For the next 10 years Davis lived on his cotton plantation and became more active in politics. In 1845 he married Varina Howell and the Davis’ went to Washington DC where he served in the House of Representatives. They made a good team, with her entertaining prowess and his eloquence.

Jefferson and Varina were parents of six children, two of whom died in childhood.

Davis left Congress to serve as an officer in the Mexican War. Returning from the war he was appointed to the US Senate. He lost a close race for Governor of Mississippi, but then was appointed as Franklin Pierce’s secretary of war. Davis was again serving as a Senator when Mississippi seceded from the Union in Jan 1861.

He was inaugurated on February 18, 1861 and, following the permanent adoption of the constitution, again elected by popular vote for a 6 year term and once more inaugurated on February 22.

Davis did not seek the office, but rose to the call.

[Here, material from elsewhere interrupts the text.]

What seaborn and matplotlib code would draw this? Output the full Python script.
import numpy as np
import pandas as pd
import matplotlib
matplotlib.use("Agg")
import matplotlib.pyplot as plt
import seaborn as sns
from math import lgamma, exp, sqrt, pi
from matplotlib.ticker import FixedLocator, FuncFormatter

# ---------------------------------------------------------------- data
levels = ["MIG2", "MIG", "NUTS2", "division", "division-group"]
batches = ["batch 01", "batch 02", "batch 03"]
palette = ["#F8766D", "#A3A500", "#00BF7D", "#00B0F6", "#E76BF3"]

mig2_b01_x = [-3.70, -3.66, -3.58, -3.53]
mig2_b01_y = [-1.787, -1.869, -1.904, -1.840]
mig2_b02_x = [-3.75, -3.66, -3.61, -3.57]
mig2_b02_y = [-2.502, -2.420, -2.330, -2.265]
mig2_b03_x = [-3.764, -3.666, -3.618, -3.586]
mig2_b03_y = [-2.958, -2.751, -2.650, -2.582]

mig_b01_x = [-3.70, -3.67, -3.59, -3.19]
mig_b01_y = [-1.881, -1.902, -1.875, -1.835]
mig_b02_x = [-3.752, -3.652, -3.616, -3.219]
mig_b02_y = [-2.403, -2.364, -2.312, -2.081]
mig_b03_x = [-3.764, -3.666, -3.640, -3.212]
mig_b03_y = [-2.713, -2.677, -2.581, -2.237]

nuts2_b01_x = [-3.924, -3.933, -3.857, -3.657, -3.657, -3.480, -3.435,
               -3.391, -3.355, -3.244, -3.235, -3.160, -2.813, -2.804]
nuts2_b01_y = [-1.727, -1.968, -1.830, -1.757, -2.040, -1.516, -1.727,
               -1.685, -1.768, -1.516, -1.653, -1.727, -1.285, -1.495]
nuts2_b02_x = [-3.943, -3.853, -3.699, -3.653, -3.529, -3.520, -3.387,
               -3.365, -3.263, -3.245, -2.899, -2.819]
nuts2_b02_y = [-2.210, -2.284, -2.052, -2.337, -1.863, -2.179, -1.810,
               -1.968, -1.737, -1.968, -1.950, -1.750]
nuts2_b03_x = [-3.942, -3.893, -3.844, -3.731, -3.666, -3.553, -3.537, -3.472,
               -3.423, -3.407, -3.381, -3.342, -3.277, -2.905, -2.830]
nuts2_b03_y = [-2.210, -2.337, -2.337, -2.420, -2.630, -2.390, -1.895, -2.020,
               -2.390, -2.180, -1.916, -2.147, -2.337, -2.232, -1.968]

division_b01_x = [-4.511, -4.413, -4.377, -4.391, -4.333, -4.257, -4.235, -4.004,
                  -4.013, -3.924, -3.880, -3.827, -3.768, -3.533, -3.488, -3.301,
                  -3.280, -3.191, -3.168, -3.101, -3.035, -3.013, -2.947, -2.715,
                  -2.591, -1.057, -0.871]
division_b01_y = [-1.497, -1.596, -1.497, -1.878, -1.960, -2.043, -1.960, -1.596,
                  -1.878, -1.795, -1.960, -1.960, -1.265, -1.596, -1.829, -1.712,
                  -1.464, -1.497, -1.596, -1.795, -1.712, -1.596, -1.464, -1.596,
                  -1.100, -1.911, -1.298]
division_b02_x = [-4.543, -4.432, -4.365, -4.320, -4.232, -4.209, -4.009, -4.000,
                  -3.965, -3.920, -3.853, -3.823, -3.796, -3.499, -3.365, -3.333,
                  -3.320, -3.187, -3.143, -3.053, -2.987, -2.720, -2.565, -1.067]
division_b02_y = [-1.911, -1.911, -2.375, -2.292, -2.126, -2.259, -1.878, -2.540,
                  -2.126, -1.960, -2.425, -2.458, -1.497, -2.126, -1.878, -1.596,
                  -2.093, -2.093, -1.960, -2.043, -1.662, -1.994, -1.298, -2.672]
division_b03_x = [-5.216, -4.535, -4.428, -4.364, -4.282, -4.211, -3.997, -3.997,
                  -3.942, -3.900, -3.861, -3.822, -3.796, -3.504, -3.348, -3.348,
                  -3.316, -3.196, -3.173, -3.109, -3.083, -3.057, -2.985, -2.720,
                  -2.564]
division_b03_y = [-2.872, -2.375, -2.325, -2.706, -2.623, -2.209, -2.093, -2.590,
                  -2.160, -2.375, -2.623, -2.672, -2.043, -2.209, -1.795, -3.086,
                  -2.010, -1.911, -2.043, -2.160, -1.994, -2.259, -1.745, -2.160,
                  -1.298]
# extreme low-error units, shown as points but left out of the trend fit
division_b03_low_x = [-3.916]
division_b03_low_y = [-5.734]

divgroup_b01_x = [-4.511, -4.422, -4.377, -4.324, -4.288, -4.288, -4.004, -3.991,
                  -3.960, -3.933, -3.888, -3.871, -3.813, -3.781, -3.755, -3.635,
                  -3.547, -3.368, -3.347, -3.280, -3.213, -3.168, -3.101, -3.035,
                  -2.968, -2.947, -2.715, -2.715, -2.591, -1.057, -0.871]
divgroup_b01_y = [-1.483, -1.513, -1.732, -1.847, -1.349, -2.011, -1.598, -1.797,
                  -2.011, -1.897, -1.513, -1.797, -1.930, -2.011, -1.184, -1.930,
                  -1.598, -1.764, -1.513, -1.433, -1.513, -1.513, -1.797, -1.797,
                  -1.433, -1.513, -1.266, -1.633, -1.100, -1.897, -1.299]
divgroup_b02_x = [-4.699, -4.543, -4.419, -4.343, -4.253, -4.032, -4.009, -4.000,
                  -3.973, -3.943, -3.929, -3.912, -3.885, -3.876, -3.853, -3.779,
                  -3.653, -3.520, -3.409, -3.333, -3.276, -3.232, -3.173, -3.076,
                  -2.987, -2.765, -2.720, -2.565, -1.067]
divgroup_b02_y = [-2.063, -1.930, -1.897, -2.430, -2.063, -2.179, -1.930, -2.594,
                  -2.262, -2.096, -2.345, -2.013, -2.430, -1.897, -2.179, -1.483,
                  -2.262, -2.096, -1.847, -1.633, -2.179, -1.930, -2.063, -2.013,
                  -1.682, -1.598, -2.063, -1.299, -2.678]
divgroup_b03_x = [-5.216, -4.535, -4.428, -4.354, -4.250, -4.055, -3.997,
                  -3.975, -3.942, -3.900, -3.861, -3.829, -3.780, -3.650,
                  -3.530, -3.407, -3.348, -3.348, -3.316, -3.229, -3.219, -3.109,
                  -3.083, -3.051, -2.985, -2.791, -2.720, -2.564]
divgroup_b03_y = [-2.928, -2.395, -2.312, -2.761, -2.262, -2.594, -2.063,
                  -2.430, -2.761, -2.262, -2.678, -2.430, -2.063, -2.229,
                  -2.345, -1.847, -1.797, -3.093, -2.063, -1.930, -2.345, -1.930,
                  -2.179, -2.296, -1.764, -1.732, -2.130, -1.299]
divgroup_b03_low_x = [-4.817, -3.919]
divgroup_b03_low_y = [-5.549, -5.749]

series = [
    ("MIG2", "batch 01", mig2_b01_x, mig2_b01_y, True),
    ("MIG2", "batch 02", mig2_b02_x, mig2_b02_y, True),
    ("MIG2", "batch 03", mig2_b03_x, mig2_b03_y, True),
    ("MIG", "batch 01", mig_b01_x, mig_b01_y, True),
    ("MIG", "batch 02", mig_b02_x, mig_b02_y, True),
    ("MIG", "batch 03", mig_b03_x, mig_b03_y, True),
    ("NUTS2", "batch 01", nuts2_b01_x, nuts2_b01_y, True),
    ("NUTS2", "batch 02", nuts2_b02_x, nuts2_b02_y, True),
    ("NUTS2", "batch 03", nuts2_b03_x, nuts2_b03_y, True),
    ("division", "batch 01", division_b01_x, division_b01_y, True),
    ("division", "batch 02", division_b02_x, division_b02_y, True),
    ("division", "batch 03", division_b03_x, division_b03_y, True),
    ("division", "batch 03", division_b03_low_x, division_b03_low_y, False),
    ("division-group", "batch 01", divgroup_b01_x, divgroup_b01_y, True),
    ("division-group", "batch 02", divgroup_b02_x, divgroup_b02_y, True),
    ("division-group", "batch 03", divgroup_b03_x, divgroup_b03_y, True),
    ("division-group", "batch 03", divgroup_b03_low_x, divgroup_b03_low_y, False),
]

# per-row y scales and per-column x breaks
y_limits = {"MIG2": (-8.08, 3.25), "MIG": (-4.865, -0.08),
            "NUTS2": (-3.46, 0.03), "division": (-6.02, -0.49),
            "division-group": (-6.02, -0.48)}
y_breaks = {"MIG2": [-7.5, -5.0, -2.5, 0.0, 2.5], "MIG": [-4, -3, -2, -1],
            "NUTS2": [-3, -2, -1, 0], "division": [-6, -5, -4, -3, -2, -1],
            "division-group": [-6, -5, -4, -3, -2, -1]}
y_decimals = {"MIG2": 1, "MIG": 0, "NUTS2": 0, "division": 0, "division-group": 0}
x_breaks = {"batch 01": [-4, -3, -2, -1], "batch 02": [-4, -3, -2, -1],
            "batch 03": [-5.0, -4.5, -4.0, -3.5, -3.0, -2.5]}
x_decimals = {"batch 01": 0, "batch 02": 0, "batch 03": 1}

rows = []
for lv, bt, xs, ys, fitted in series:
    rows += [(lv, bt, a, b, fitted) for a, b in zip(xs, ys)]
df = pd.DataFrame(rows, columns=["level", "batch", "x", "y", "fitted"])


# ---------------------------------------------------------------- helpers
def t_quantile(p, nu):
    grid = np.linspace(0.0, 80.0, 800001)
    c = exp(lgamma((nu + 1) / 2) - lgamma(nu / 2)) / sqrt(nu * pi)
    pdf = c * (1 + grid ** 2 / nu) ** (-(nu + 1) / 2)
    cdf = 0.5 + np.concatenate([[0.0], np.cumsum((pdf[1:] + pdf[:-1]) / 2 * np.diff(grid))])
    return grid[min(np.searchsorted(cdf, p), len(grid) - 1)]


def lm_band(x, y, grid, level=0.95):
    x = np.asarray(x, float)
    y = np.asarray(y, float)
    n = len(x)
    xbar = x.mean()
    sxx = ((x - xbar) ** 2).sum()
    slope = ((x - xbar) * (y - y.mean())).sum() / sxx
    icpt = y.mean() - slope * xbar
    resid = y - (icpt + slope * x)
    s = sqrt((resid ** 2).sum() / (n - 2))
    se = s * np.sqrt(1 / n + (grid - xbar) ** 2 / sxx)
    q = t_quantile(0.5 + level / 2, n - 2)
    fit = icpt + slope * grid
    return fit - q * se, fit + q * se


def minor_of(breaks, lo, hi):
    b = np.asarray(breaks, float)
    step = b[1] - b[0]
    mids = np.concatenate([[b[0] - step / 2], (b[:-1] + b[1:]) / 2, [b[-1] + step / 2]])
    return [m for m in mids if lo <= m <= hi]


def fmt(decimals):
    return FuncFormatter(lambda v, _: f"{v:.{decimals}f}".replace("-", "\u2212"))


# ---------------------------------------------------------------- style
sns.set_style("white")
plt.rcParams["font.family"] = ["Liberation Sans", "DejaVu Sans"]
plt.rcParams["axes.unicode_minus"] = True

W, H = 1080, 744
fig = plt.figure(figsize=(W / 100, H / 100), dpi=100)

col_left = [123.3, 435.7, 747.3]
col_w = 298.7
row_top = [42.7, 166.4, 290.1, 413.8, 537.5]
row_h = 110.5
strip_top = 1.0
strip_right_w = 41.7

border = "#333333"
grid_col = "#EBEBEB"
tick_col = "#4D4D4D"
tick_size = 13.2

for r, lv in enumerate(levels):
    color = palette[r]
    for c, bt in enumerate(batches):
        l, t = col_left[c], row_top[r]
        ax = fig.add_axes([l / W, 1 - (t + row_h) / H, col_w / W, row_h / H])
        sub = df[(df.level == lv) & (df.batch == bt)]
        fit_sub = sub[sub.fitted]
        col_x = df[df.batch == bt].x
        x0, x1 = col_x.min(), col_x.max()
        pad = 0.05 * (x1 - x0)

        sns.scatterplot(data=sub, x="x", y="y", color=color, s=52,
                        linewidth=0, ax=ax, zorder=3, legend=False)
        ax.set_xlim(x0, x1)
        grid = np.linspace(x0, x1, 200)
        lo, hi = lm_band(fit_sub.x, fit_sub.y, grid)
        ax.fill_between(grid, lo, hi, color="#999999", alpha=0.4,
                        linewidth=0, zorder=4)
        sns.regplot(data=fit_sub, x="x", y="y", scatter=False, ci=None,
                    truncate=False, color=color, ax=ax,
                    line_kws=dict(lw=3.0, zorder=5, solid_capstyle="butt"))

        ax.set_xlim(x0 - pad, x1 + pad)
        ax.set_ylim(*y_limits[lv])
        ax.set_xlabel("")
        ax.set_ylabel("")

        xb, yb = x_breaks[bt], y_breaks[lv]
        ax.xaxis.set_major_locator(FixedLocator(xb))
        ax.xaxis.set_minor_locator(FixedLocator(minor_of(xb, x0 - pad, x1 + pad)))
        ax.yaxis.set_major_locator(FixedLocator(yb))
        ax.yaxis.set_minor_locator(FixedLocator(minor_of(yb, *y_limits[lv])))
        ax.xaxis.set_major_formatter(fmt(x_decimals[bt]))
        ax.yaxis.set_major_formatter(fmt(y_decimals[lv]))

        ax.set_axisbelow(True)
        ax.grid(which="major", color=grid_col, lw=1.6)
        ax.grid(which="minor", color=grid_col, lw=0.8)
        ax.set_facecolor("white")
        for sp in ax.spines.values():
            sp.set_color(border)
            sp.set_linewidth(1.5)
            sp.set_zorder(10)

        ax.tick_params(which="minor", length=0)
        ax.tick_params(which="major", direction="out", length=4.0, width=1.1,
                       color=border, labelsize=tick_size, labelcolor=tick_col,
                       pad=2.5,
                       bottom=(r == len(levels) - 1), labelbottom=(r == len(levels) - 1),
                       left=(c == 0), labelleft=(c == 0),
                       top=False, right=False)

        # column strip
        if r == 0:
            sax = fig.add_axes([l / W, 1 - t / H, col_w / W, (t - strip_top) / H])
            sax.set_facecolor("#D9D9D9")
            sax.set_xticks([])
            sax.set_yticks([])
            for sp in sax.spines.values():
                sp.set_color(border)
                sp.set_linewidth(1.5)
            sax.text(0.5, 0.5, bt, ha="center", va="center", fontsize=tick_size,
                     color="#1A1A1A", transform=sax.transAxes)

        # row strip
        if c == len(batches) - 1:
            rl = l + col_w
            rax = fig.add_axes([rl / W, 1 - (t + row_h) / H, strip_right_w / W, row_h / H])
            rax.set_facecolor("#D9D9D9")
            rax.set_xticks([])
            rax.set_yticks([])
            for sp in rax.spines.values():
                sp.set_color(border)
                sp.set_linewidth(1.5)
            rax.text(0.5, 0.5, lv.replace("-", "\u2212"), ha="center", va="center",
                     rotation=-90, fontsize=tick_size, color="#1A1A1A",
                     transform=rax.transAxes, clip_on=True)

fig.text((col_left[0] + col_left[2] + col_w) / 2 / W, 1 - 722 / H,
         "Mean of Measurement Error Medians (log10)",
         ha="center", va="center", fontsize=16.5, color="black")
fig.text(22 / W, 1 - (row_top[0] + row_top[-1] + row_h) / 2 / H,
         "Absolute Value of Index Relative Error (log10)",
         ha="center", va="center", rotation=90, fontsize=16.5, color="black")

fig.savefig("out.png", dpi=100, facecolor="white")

He felt himself better suited to leadership in the field. His distinguished careers as soldier and civilian led many to believe him a natural leader for the new Confederacy.

He whole heartedly supported a peace conference intended to create a plan to reconcile the Union and the Confederacy. But it’s failure made war inevitable.

The first capital of the Confederacy was in Montgomery, Alabama. The capital changed to Richmond in May 1861, when Virginia joined her sister states in secession.

By April, 1862 he had convinced the Confederate Congress to authorize the first conscription draft. Davis also initiated martial law, regulation of the Railroad, impressments of property, harsh tax laws, and diplomacy with France & England intended to gain commercial trade and recognition of Confederate independence.

Davis is criticized for micro-managing military maneuvers from his far away Confederate White House, rather than leaving tactical details to his Generals. As a president with a formidable cause, Davis was not a particularly tactful person, often perceived as being over bearing and unyielding.

General Robert E Lee surrendered April 9, 1861 without the agreement of President Davis. Davis hoped to continue the war, but was captured May 10, while fleeing to Florida. He was held prisoner for two years before being allowed to post bail.

He lived 12 years beyond the Civil War and had a lot of public support from fellow southerners. He retired to write his memoirs Rise and Fall of the Confederate Government, (2 vol. 1881) and penned A Short History of the Confederate States of America, published after his death.

Davis died in New Orleans of pneumonia on December 6, 1889.

President Jefferson Davis is featured in two paintings by popular Civil War artist Mort Kunstler – Lee Takes Command and White House Strategy.